• Given instruction: Reproduce exactly the lines below, from the first one through the line containing "p.outline_line_color = None", and omit any pictures.

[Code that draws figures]
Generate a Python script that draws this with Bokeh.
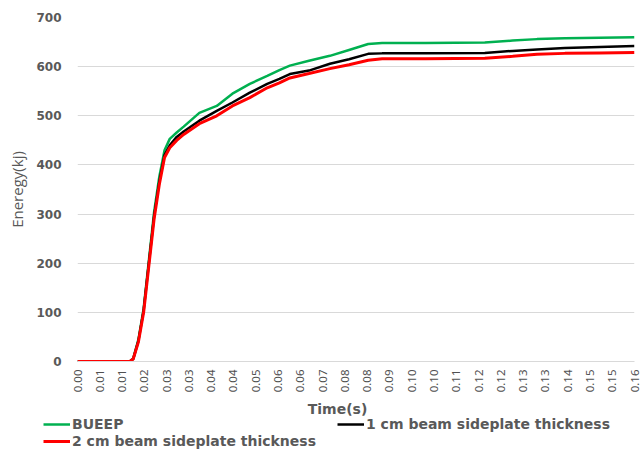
from bokeh.plotting import figure
from bokeh.models import Range1d, FixedTicker, Legend, LegendItem, Label
from bokeh.embed import file_html
from bokeh.resources import INLINE

# Time samples (s) and dissipated energy (kJ) for the three connection variants
time_s = [0.0000, 0.0100, 0.0150, 0.0160, 0.0175, 0.0190, 0.0205, 0.0220, 0.0235,
          0.0250, 0.0265, 0.0285, 0.0305, 0.0350, 0.0400, 0.0445, 0.0495, 0.0545,
          0.0580, 0.0610, 0.0665, 0.0725, 0.0780, 0.0835, 0.0875, 0.1000, 0.1170,
          0.1250, 0.1320, 0.1400, 0.1500, 0.1600]
bueep = [0, 0, 0, 6, 45, 108, 206, 304, 376, 430, 453, 466, 478, 506, 520, 545,
         565, 581, 593, 602, 612, 622, 634, 646, 648, 648, 649, 653, 656, 658, 659, 660]
side_1cm = [0, 0, 0, 5, 42, 104, 200, 296, 366, 420, 440, 457, 468, 490, 510, 527,
            547, 565, 575, 585, 592, 606, 615, 626, 627, 627, 628, 632, 635, 638, 640, 642]
side_2cm = [0, 0, 0, 5, 40, 100, 195, 290, 360, 415, 435, 450, 462, 484, 500, 520,
            537, 557, 567, 577, 586, 596, 604, 613, 616, 616, 617, 621, 625, 627, 628, 629]

series = [bueep, side_1cm, side_2cm]
series_names = ["BUEEP", "1 cm beam sideplate thickness", "2 cm beam sideplate thickness"]
series_colors = ["#00b050", "#000000", "#ff0000"]
series_widths = [2.5, 2.5, 3]

# Category-style time ticks
tick_times = [0.0000, 0.0064, 0.0128, 0.0192, 0.0256, 0.0320, 0.0384, 0.0448, 0.0512,
              0.0576, 0.0640, 0.0704, 0.0768, 0.0832, 0.0896, 0.0960, 0.1024, 0.1088,
              0.1152, 0.1216, 0.1280, 0.1344, 0.1408, 0.1472, 0.1536, 0.1600]
tick_labels = ["0.00", "0.01", "0.01", "0.02", "0.03", "0.03", "0.04", "0.04", "0.05",
               "0.06", "0.06", "0.07", "0.08", "0.08", "0.09", "0.10", "0.10", "0.11",
               "0.12", "0.12", "0.13", "0.13", "0.14", "0.15", "0.15", "0.16"]
y_ticks = [0, 100, 200, 300, 400, 500, 600, 700]

GRAY = "#595959"

# ---- main chart ----
p = figure(width=641, height=400, output_backend="svg", toolbar_location=None,
           x_range=Range1d(0, 0.16), y_range=Range1d(0, 700),
           min_border_left=77, min_border_right=7, min_border_top=17,
           min_border_bottom=39)
p.outline_line_color = None

p.xaxis.ticker = FixedTicker(ticks=tick_times)
p.xaxis.major_label_overrides = {t: l for t, l in zip(tick_times, tick_labels)}
p.xaxis.major_label_orientation = 1.5707963
p.xaxis.major_label_text_font = "Noto Sans"
p.xaxis.major_label_text_font_size = "11.5px"
p.xaxis.major_label_text_color = "#505050"
p.xaxis.major_label_standoff = 8
p.xaxis.major_tick_out = 0
p.xaxis.major_tick_in = 0
p.xaxis.minor_tick_line_color = None
p.xaxis.axis_line_color = "#d9d9d9"
p.xgrid.grid_line_color = None

p.yaxis.ticker = FixedTicker(ticks=y_ticks)
p.yaxis.major_label_text_font = "DejaVu Sans"
p.yaxis.major_label_text_font_style = "bold"
p.yaxis.major_label_text_font_size = "12px"
p.yaxis.major_label_text_color = GRAY
p.yaxis.major_label_standoff = 16
p.yaxis.major_tick_out = 0
p.yaxis.major_tick_in = 0
p.yaxis.minor_tick_line_color = None
p.yaxis.axis_line_color = None
p.yaxis.axis_label = "Eneregy(kj)"
p.yaxis.axis_label_text_font = "Open Sans"
p.yaxis.axis_label_text_font_style = "normal"
p.yaxis.axis_label_text_font_size = "15px"
p.yaxis.axis_label_text_color = GRAY
p.yaxis.axis_label_standoff = 6
p.ygrid.grid_line_color = "#d9d9d9"

for ys, c, w in zip(series, series_colors, series_widths):
    p.line(time_s, ys, line_color=c, line_width=w)

# ---- footer strip: x axis title and legend ----
# same series drawn again, outside the visible range, only to feed the legend keys
f = figure(width=641, height=49, output_backend="svg", toolbar_location=None,
           x_range=Range1d(0, 1), y_range=Range1d(-2, -1),
           x_axis_type=None, y_axis_type=None,
           min_border_left=0, min_border_right=0, min_border_top=0, min_border_bottom=0)
f.outline_line_color = None
f.grid.visible = False

keys = [f.line(time_s, ys, line_color=c, line_width=w)
        for ys, c, w in zip(series, series_colors, series_widths)]

f.add_layout(Label(x=337, y=41, x_units="screen", y_units="screen", text="Time(s)",
                   text_font="DejaVu Sans", text_font_style="bold", text_font_size="14px",
                   text_color=GRAY, text_align="center", text_baseline="middle"))

legend = Legend(items=[LegendItem(label=n, renderers=[r]) for n, r in zip(series_names, keys)],
                location=(43, 0), ncols=2, orientation="horizontal",
                padding=0, margin=0, spacing=1, label_standoff=2,
                glyph_width=27, glyph_height=16, label_height=16, label_width=264,
                border_line_alpha=0, background_fill_alpha=0,
                label_text_font="DejaVu Sans", label_text_font_style="bold",
                label_text_font_size="14px", label_text_color=GRAY)
f.add_layout(legend, "center")

open("out.html", "w").write(file_html([p, f], INLINE))
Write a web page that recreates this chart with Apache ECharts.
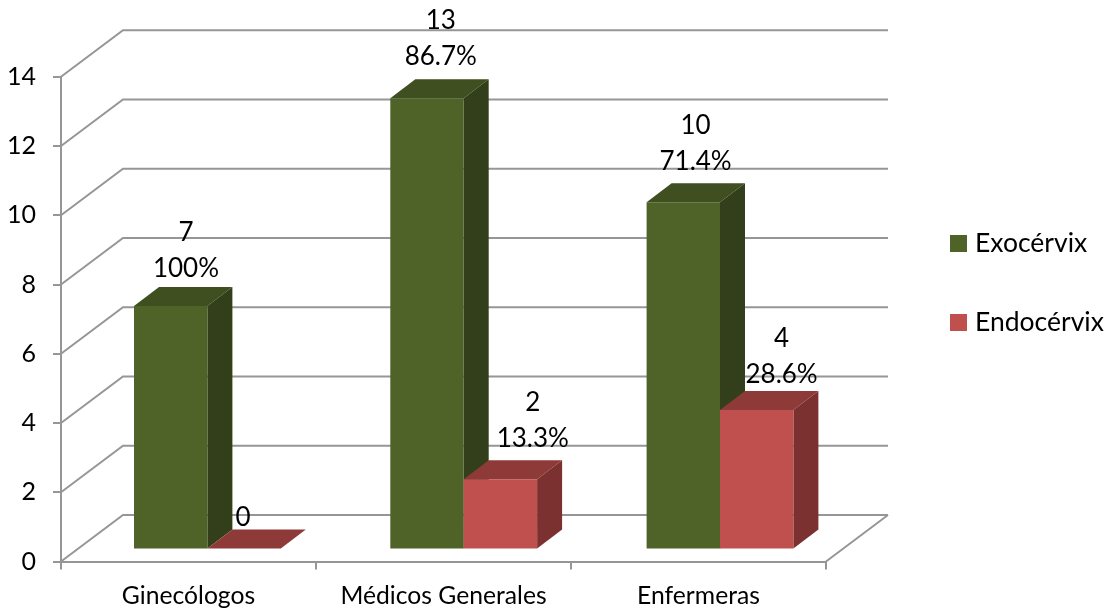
<!DOCTYPE html>
<html>
<head>
<meta charset="utf-8">
<style>html,body{margin:0;padding:0;background:#fff}#c{width:1114px;height:608px}</style>
<script src="https://cdn.jsdelivr.net/npm/echarts@6/dist/echarts.min.js"></script>
</head>
<body>
<div id="c"></div>
<script>
const categories = ['Ginecólogos', 'Médicos Generales', 'Enfermeras'];
const exoValues = [7, 13, 10];
const endoValues = [0, 2, 4];
const exoPercents = ['100%', '86.7%', '71.4%'];
const endoPercents = ['', '13.3%', '28.6%'];
const yTicks = [0, 2, 4, 6, 8, 10, 12, 14];

const FONT = 'Lato, "Open Sans", sans-serif';
const FS_AXIS_X = 24.7, FS_AXIS_Y = 25, FS_LABEL = 26, FS_LEGEND = 26.5;
const GRID = '#969696';
const DEPTH_X = 25, DEPTH_Y = 19;
const WALL_X = 62, WALL_Y = 46.5;
const FLOOR_UP = 13;
const BAR_W = 73.4;
const BAND_DRIFT = 1.3;

const exoColors = { front: '#4F6228', top: '#3F4F20', side: '#333F1A' };
const endoColors = { front: '#C0504D', top: '#8E3A38', side: '#7B312F' };

function barRenderer(shift, colors) {
  return function (params, api) {
    const i = api.value(0);
    const base = api.coord([i, 0]);
    const top = api.coord([i, api.value(1)]);
    const x0 = base[0] + shift + i * BAND_DRIFT, x1 = x0 + BAR_W;
    const yb = base[1] - FLOOR_UP, yt = top[1] - FLOOR_UP;
    const poly = (pts, fill) => ({ type: 'polygon', shape: { points: pts }, style: { fill: fill } });
    return {
      type: 'group',
      children: [
        poly([[x0, yt], [x1, yt], [x1 + DEPTH_X, yt - DEPTH_Y], [x0 + DEPTH_X, yt - DEPTH_Y]], colors.top),
        poly([[x1, yb], [x1, yt], [x1 + DEPTH_X, yt - DEPTH_Y], [x1 + DEPTH_X, yb - DEPTH_Y]], colors.side),
        { type: 'rect', shape: { x: x0, y: yt, width: BAR_W, height: yb - yt }, style: { fill: colors.front } }
      ]
    };
  };
}

function wallRenderer(params, api) {
  const cs = params.coordSys;
  const y = api.coord([0, api.value(1)])[1];
  const children = [{
    type: 'polyline',
    shape: { points: [[cs.x, y], [cs.x + WALL_X, y - WALL_Y], [cs.x + cs.width + WALL_X, y - WALL_Y]] },
    style: { fill: null, stroke: GRID, lineWidth: 2 }
  }];
  if (api.value(1) === 0) {
    children.push({
      type: 'line',
      shape: { x1: cs.x + cs.width, y1: y, x2: cs.x + cs.width + WALL_X, y2: y - WALL_Y },
      style: { stroke: GRID, lineWidth: 2 }
    });
  }
  return { type: 'group', children: children };
}

const exoNudge = [[-2.5, -55.5], [-2.7, -59.5], [-2.9, -59]];
const endoNudge = [[54.5, -31], [89.3, -59], [83.1, -53]];

function labelRenderer(nudge, percents) {
  return function (params, api) {
    const i = api.value(0);
    const p = api.coord([i, api.value(1)]);
    const text = percents[i] ? api.value(1) + '\n' + percents[i] : String(api.value(1));
    return {
      type: 'text',
      style: {
        text: text, x: p[0] + nudge[i][0], y: p[1] - FLOOR_UP + nudge[i][1],
        align: 'center', verticalAlign: 'middle', lineHeight: 36,
        fill: '#000', font: FS_LABEL + 'px ' + FONT
      }
    };
  };
}

const chart = echarts.init(document.getElementById('c'), null, { renderer: 'canvas' });
chart.setOption({
  animation: false,
  backgroundColor: '#fff',
  textStyle: { fontFamily: FONT },
  grid: { left: 61, width: 765, top: 76.7, height: 484.8, outerBoundsMode: 'none' },
  legend: {
    data: ['Exocérvix', 'Endocérvix'],
    orient: 'vertical', left: 950, top: 230, padding: 0,
    icon: 'rect', itemWidth: 17, itemHeight: 17, itemGap: 52,
    textStyle: { fontFamily: FONT, fontSize: FS_LEGEND, color: '#000', padding: [0, 0, 0, 3] },
    selectedMode: false
  },
  xAxis: {
    type: 'category', data: categories,
    axisLine: { lineStyle: { color: GRID, width: 2 } },
    axisTick: { show: true, length: 8, alignWithLabel: false, interval: 0, lineStyle: { color: GRID, width: 2 } },
    axisLabel: { color: '#000', fontSize: FS_AXIS_X, fontFamily: FONT, margin: 22, interval: 0, hideOverlap: false },
    splitLine: { show: false }
  },
  yAxis: {
    type: 'value', min: 0, max: 14, interval: 2,
    axisLine: { show: true, lineStyle: { color: GRID, width: 2 } },
    axisTick: { show: true, length: 8, lineStyle: { color: GRID, width: 2 } },
    axisLabel: { color: '#000', fontSize: FS_AXIS_Y, fontFamily: FONT, margin: 25 },
    splitLine: { show: false }
  },
  series: [
    { name: 'walls', type: 'custom', silent: true, renderItem: wallRenderer, encode: { x: 0, y: 1 }, data: yTicks.map(v => [0, v]), z: 1 },
    { name: 'Exocérvix', type: 'custom', renderItem: barRenderer(-54.5, exoColors), encode: { x: 0, y: 1 }, itemStyle: { color: exoColors.front }, data: exoValues.map((v, i) => [i, v]), z: 2 },
    { name: 'Endocérvix', type: 'custom', renderItem: barRenderer(18.9, endoColors), encode: { x: 0, y: 1 }, itemStyle: { color: endoColors.front }, data: endoValues.map((v, i) => [i, v]), z: 3 },
    { name: 'exoLabels', type: 'custom', silent: true, renderItem: labelRenderer(exoNudge, exoPercents), encode: { x: 0, y: 1 }, data: exoValues.map((v, i) => [i, v]), z: 5 },
    { name: 'endoLabels', type: 'custom', silent: true, renderItem: labelRenderer(endoNudge, endoPercents), encode: { x: 0, y: 1 }, data: endoValues.map((v, i) => [i, v]), z: 5 }
  ]
});
</script>
</body>
</html>
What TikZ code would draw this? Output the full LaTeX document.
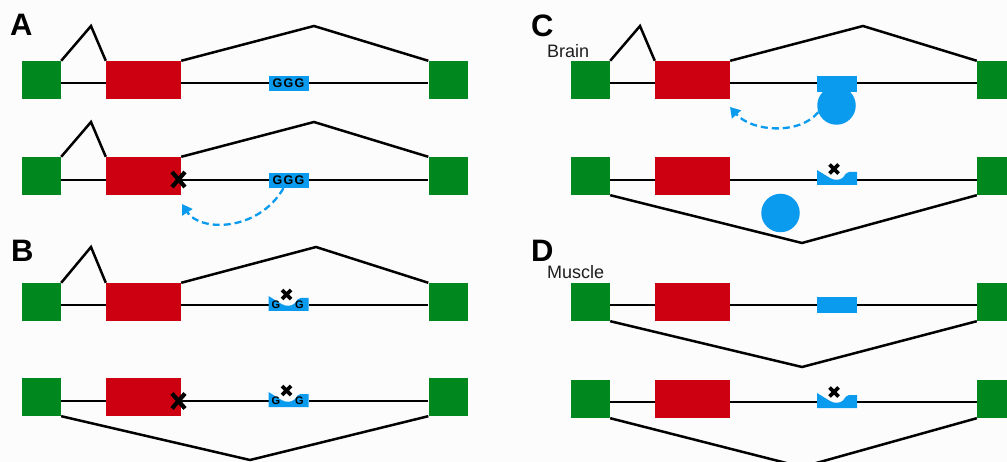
\documentclass[tikz,border=0pt]{standalone}
\usepackage{fontspec}
\setsansfont{Liberation Sans}
\usetikzlibrary{arrows.meta}
\definecolor{exg}{RGB}{0,135,30}
\definecolor{exr}{RGB}{204,0,16}
\definecolor{exb}{RGB}{10,155,238}
\definecolor{bgc}{RGB}{252,252,252}
\definecolor{txt}{RGB}{30,30,30}
\tikzset{
  gex/.style={rectangle, fill=exg, inner sep=0pt, minimum width=39pt, minimum height=38pt},
  rex/.style={rectangle, fill=exr, inner sep=0pt, minimum width=75pt, minimum height=38pt},
  intr/.style={draw=black, line width=2.5pt},
  spl/.style={draw=black, line width=2.5pt, line join=miter},
  bbox/.style={rectangle, fill=exb, inner sep=0pt, minimum width=40pt, minimum height=15pt},
  ggg/.style={font=\sffamily\bfseries\fontsize{12.5}{12.5}\selectfont, text=black},
  sg/.style={font=\sffamily\bfseries\fontsize{11}{11}\selectfont, text=black, inner sep=0pt},
  bcirc/.style={circle, fill=exb, inner sep=0pt, minimum size=38.5pt},
  arr/.style={draw=exb, line width=2.3pt, dash pattern=on 7pt off 4pt,
     -{Triangle[length=10pt,width=12pt]}},
  plab/.style={font=\sffamily\bfseries\fontsize{31}{31}\selectfont, inner sep=0pt, anchor=base west},
  tlab/.style={font=\sffamily\fontsize{18}{18}\selectfont, text=txt, inner sep=0pt, anchor=base west},
  bigx/.pic={\draw[line width=4.2pt] (-6.5,-7.5) -- (6.5,7.5) (-6.5,7.5) -- (6.5,-7.5);},
  smallx/.pic={\draw[white,line width=6pt] (-4.5,-4.5) -- (4.5,4.5) (-4.5,4.5) -- (4.5,-4.5);
               \draw[line width=3.8pt] (-4.5,-4.5) -- (4.5,4.5) (-4.5,4.5) -- (4.5,-4.5);},
  notchshape/.pic={\fill[bgc] (-20,0) rectangle (20,15);
               \fill[exb] (-20,15) -- (-20,0) -- (-7,8)
               .. controls (-3,10.5) and (3,10.5) .. (6,7.5) -- (9,3.5) -- (12,2) -- (20,2) -- (20,15) -- cycle;}
}
\begin{document}
\begin{tikzpicture}[x=1pt,y=-1pt]
\useasboundingbox (0,0) rectangle (1007,462);
\fill[bgc] (0,0) rectangle (1007,462);
\clip (0,0) rectangle (1007,462);

% ---------------- Panel A ----------------
\node[plab] (labA) at (10,36) {A};
% row A1
\node[gex] (a1g1) at (41.5,80) {};
\node[rex] (a1r) at (143.5,80) {};
\node[gex] (a1g2) at (448,80) {};
\coordinate (a1y) at (0,83);
\draw[intr] (a1g1.east |- a1y) -- (a1r.west |- a1y);
\draw[intr] (a1r.east |- a1y) -- (a1g2.west |- a1y);
\node[bbox, ggg] (a1b) at (288.5,83.5) {G\hspace{1.2pt}G\hspace{1.2pt}G};
\draw[spl] (a1g1.north east) -- (91,26) -- (a1r.north west);
\draw[spl] (a1r.north east) -- (314,26) -- (a1g2.north west);
% row A2
\node[gex] (a2g1) at (41.5,176) {};
\node[rex] (a2r) at (143.5,176) {};
\node[gex] (a2g2) at (448,176) {};
\coordinate (a2y) at (0,180);
\draw[intr] (a2g1.east |- a2y) -- (a2r.west |- a2y);
\draw[intr] (a2r.east |- a2y) -- (a2g2.west |- a2y);
\node[bbox, ggg] (a2b) at (288.5,180.5) {G\hspace{1.2pt}G\hspace{1.2pt}G};
\draw[spl] (a2g1.north east) -- (91,122) -- (a2r.north west);
\draw[spl] (a2r.north east) -- (314,122) -- (a2g2.north west);
\pic at (178.5,179.5) {bigx};
\coordinate (a2t) at (182,204);
\draw[arr] ([xshift=-5pt]a2b.south) .. controls (258,232) and (200,232) .. (a2t);

% ---------------- Panel B ----------------
\node[plab] (labB) at (11,262) {B};
% row B1
\node[gex] (b1g1) at (41.5,302) {};
\node[rex] (b1r) at (143.5,302) {};
\node[gex] (b1g2) at (448,302) {};
\coordinate (b1y) at (0,305);
\draw[intr] (b1g1.east |- b1y) -- (b1r.west |- b1y);
\draw[intr] (b1r.east |- b1y) -- (b1g2.west |- b1y);
\draw[spl] (b1g1.north east) -- (91,247) -- (b1r.north west);
\draw[spl] (b1r.north east) -- (316,247) -- (b1g2.north west);
\pic at (288.5,296) {notchshape};
\node[sg] (b1gl) at (276,304.5) {G};
\node[sg] (b1gr) at (299.5,304.5) {G};
\pic at (286.5,294.5) {smallx};
% row B2
\node[gex] (b2g1) at (41.5,397) {};
\node[rex] (b2r) at (143.5,397) {};
\node[gex] (b2g2) at (448,397) {};
\coordinate (b2y) at (0,401);
\draw[intr] (b2g1.east |- b2y) -- (b2r.west |- b2y);
\draw[intr] (b2r.east |- b2y) -- (b2g2.west |- b2y);
\draw[spl] (b2g1.south east) -- (250,460) -- (b2g2.south west);
\pic at (178.5,401) {bigx};
\pic at (288.5,392) {notchshape};
\node[sg] (b2gl) at (276,400.5) {G};
\node[sg] (b2gr) at (299.5,400.5) {G};
\pic at (286.5,390.5) {smallx};

% ---------------- Panel C ----------------
\node[plab] (labC) at (531,37) {C};
\node[tlab] (brain) at (547,58) {Brain};
% row C1
\node[gex] (c1g1) at (590.5,80) {};
\node[rex] (c1r) at (692.5,80) {};
\node[gex] (c1g2) at (996.5,80) {};
\coordinate (c1y) at (0,83);
\draw[intr] (c1g1.east |- c1y) -- (c1r.west |- c1y);
\draw[intr] (c1r.east |- c1y) -- (c1g2.west |- c1y);
\draw[spl] (c1g1.north east) -- (640,26) -- (c1r.north west);
\draw[spl] (c1r.north east) -- (863,26) -- (c1g2.north west);
\node[bbox, minimum height=16pt] (c1b) at (837,84) {};
\node[bcirc] (c1c) at (836.5,105.5) {};
\coordinate (c1t) at (730,107);
\draw[arr] (c1c.200) .. controls (800,135) and (752,132) .. (c1t);
% row C2
\node[gex] (c2g1) at (590.5,176) {};
\node[rex] (c2r) at (692.5,176) {};
\node[gex] (c2g2) at (996.5,176) {};
\coordinate (c2y) at (0,180);
\draw[intr] (c2g1.east |- c2y) -- (c2r.west |- c2y);
\draw[intr] (c2r.east |- c2y) -- (c2g2.west |- c2y);
\draw[spl] (c2g1.south east) -- (802,243) -- (c2g2.south west);
\pic at (837,170) {notchshape};
\pic at (834,169) {smallx};
\node[bcirc] (c2c) at (780.5,213) {};

% ---------------- Panel D ----------------
\node[plab] (labD) at (531,262) {D};
\node[tlab] (muscle) at (547,279) {Muscle};
% row D1
\node[gex] (d1g1) at (590.5,302) {};
\node[rex] (d1r) at (692.5,302) {};
\node[gex] (d1g2) at (996.5,302) {};
\coordinate (d1y) at (0,305);
\draw[intr] (d1g1.east |- d1y) -- (d1r.west |- d1y);
\draw[intr] (d1r.east |- d1y) -- (d1g2.west |- d1y);
\node[bbox, minimum height=16pt] (d1b) at (837,305) {};
\draw[spl] (d1g1.south east) -- (802,367) -- (d1g2.south west);
% row D2
\node[gex] (d2g1) at (590.5,399) {};
\node[rex] (d2r) at (692.5,399) {};
\node[gex] (d2g2) at (996.5,399) {};
\coordinate (d2y) at (0,402);
\draw[intr] (d2g1.east |- d2y) -- (d2r.west |- d2y);
\draw[intr] (d2r.east |- d2y) -- (d2g2.west |- d2y);
\draw[spl] (d2g1.south east) -- (802,467) -- (d2g2.south west);
\pic at (837,393) {notchshape};
\pic at (834,392) {smallx};
\end{tikzpicture}
\end{document}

• Problem solution:
Generate a Python script that draws this with Bokeh.
from bokeh.plotting import figure
from bokeh.models import Range1d, FixedTicker, Legend, LegendItem, Label
from bokeh.embed import file_html
from bokeh.resources import INLINE

# Time samples (s) and dissipated energy (kJ) for the three connection variants
time_s = [0.0000, 0.0100, 0.0150, 0.0160, 0.0175, 0.0190, 0.0205, 0.0220, 0.0235,
          0.0250, 0.0265, 0.0285, 0.0305, 0.0350, 0.0400, 0.0445, 0.0495, 0.0545,
          0.0580, 0.0610, 0.0665, 0.0725, 0.0780, 0.0835, 0.0875, 0.1000, 0.1170,
          0.1250, 0.1320, 0.1400, 0.1500, 0.1600]
bueep = [0, 0, 0, 6, 45, 108, 206, 304, 376, 430, 453, 466, 478, 506, 520, 545,
         565, 581, 593, 602, 612, 622, 634, 646, 648, 648, 649, 653, 656, 658, 659, 660]
side_1cm = [0, 0, 0, 5, 42, 104, 200, 296, 366, 420, 440, 457, 468, 490, 510, 527,
            547, 565, 575, 585, 592, 606, 615, 626, 627, 627, 628, 632, 635, 638, 640, 642]
side_2cm = [0, 0, 0, 5, 40, 100, 195, 290, 360, 415, 435, 450, 462, 484, 500, 520,
            537, 557, 567, 577, 586, 596, 604, 613, 616, 616, 617, 621, 625, 627, 628, 629]

series = [bueep, side_1cm, side_2cm]
series_names = ["BUEEP", "1 cm beam sideplate thickness", "2 cm beam sideplate thickness"]
series_colors = ["#00b050", "#000000", "#ff0000"]
series_widths = [2.5, 2.5, 3]

# Category-style time ticks
tick_times = [0.0000, 0.0064, 0.0128, 0.0192, 0.0256, 0.0320, 0.0384, 0.0448, 0.0512,
              0.0576, 0.0640, 0.0704, 0.0768, 0.0832, 0.0896, 0.0960, 0.1024, 0.1088,
              0.1152, 0.1216, 0.1280, 0.1344, 0.1408, 0.1472, 0.1536, 0.1600]
tick_labels = ["0.00", "0.01", "0.01", "0.02", "0.03", "0.03", "0.04", "0.04", "0.05",
               "0.06", "0.06", "0.07", "0.08", "0.08", "0.09", "0.10", "0.10", "0.11",
               "0.12", "0.12", "0.13", "0.13", "0.14", "0.15", "0.15", "0.16"]
y_ticks = [0, 100, 200, 300, 400, 500, 600, 700]

GRAY = "#595959"

# ---- main chart ----
p = figure(width=641, height=400, output_backend="svg", toolbar_location=None,
           x_range=Range1d(0, 0.16), y_range=Range1d(0, 700),
           min_border_left=77, min_border_right=7, min_border_top=17,
           min_border_bottom=39)
p.outline_line_color = None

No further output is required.